Give every line back verbatim, dropping all images.

DATA PROVIDED:
***

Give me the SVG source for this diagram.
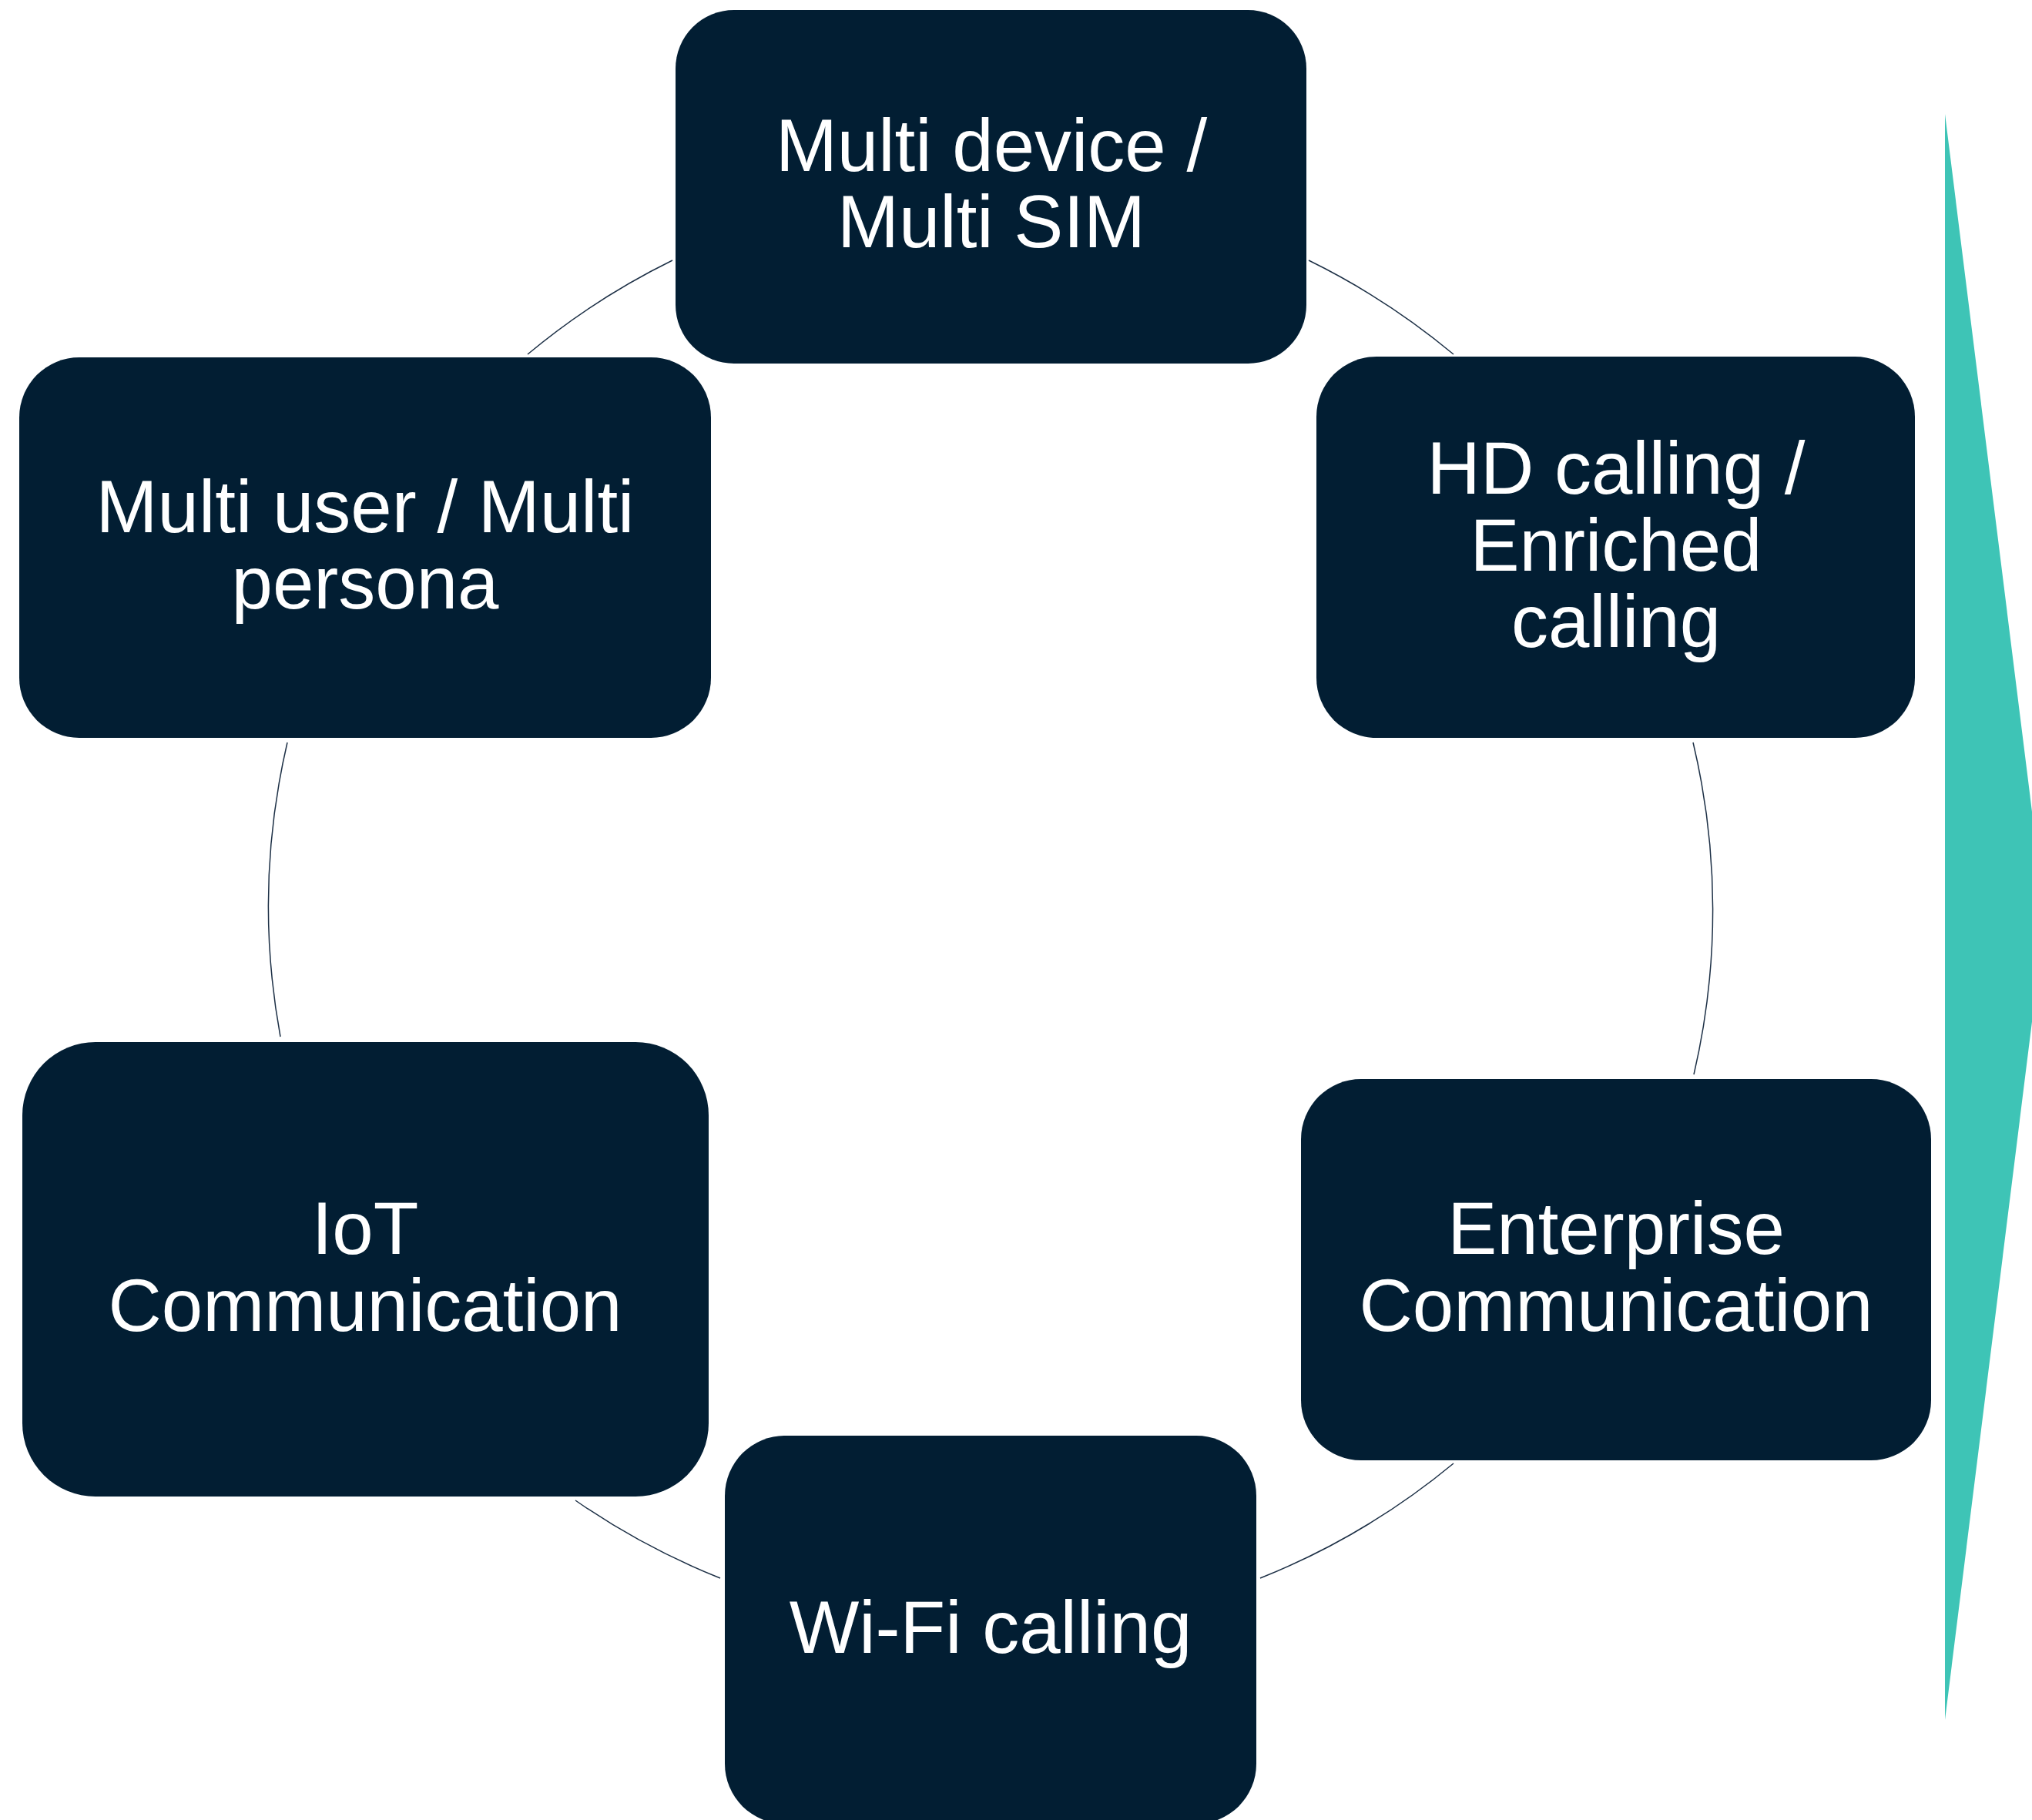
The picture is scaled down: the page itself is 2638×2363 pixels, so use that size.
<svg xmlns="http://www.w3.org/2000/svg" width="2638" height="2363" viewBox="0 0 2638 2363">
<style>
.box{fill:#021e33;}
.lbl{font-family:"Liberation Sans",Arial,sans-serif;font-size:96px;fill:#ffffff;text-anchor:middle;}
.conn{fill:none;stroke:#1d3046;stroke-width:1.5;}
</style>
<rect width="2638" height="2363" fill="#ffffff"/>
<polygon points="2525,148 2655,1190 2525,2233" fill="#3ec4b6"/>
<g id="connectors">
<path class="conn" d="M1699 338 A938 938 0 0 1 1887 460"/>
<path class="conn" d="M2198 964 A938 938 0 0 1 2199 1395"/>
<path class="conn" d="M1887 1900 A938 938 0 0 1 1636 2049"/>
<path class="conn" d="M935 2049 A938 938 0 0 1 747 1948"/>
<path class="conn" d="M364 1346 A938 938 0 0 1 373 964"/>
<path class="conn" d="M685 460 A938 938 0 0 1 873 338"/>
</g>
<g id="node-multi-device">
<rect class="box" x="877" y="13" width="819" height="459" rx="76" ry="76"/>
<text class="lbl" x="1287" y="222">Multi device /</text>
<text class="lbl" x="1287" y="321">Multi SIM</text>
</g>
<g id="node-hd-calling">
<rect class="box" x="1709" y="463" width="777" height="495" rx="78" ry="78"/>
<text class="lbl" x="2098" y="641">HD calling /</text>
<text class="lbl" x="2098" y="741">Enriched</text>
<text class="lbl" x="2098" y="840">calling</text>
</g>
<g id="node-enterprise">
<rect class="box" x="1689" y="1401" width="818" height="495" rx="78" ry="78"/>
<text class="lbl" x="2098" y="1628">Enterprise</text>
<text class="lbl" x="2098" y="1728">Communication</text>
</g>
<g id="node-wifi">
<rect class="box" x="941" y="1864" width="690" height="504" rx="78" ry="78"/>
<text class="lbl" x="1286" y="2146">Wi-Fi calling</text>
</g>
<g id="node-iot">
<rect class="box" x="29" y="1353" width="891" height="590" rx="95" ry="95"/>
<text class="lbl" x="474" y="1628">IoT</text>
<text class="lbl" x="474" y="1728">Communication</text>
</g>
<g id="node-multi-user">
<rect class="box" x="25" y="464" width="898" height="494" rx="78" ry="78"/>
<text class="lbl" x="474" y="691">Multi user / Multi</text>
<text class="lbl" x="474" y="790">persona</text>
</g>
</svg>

***

RESULT:
Give me the SVG source for this diagram.
The picture is scaled down: the page itself is 2638×2363 pixels, so use that size.
<svg xmlns="http://www.w3.org/2000/svg" width="2638" height="2363" viewBox="0 0 2638 2363">
<style>
.box{fill:#021e33;}
.lbl{font-family:"Liberation Sans",Arial,sans-serif;font-size:96px;fill:#ffffff;text-anchor:middle;}
.conn{fill:none;stroke:#1d3046;stroke-width:1.5;}
</style>
<rect width="2638" height="2363" fill="#ffffff"/>
<polygon points="2525,148 2655,1190 2525,2233" fill="#3ec4b6"/>
<g id="connectors">
<path class="conn" d="M1699 338 A938 938 0 0 1 1887 460"/>
<path class="conn" d="M2198 964 A938 938 0 0 1 2199 1395"/>
<path class="conn" d="M1887 1900 A938 938 0 0 1 1636 2049"/>
<path class="conn" d="M935 2049 A938 938 0 0 1 747 1948"/>
<path class="conn" d="M364 1346 A938 938 0 0 1 373 964"/>
<path class="conn" d="M685 460 A938 938 0 0 1 873 338"/>
</g>
<g id="node-multi-device">
<rect class="box" x="877" y="13" width="819" height="459" rx="76" ry="76"/>
<text class="lbl" x="1287" y="222">Multi device /</text>
<text class="lbl" x="1287" y="321">Multi SIM</text>
</g>
<g id="node-hd-calling">
<rect class="box" x="1709" y="463" width="777" height="495" rx="78" ry="78"/>
<text class="lbl" x="2098" y="641">HD calling /</text>
<text class="lbl" x="2098" y="741">Enriched</text>
<text class="lbl" x="2098" y="840">calling</text>
</g>
<g id="node-enterprise">
<rect class="box" x="1689" y="1401" width="818" height="495" rx="78" ry="78"/>
<text class="lbl" x="2098" y="1628">Enterprise</text>
<text class="lbl" x="2098" y="1728">Communication</text>
</g>
<g id="node-wifi">
<rect class="box" x="941" y="1864" width="690" height="504" rx="78" ry="78"/>
<text class="lbl" x="1286" y="2146">Wi-Fi calling</text>
</g>
<g id="node-iot">
<rect class="box" x="29" y="1353" width="891" height="590" rx="95" ry="95"/>
<text class="lbl" x="474" y="1628">IoT</text>
<text class="lbl" x="474" y="1728">Communication</text>
</g>
<g id="node-multi-user">
<rect class="box" x="25" y="464" width="898" height="494" rx="78" ry="78"/>
<text class="lbl" x="474" y="691">Multi user / Multi</text>
<text class="lbl" x="474" y="790">persona</text>
</g>
</svg>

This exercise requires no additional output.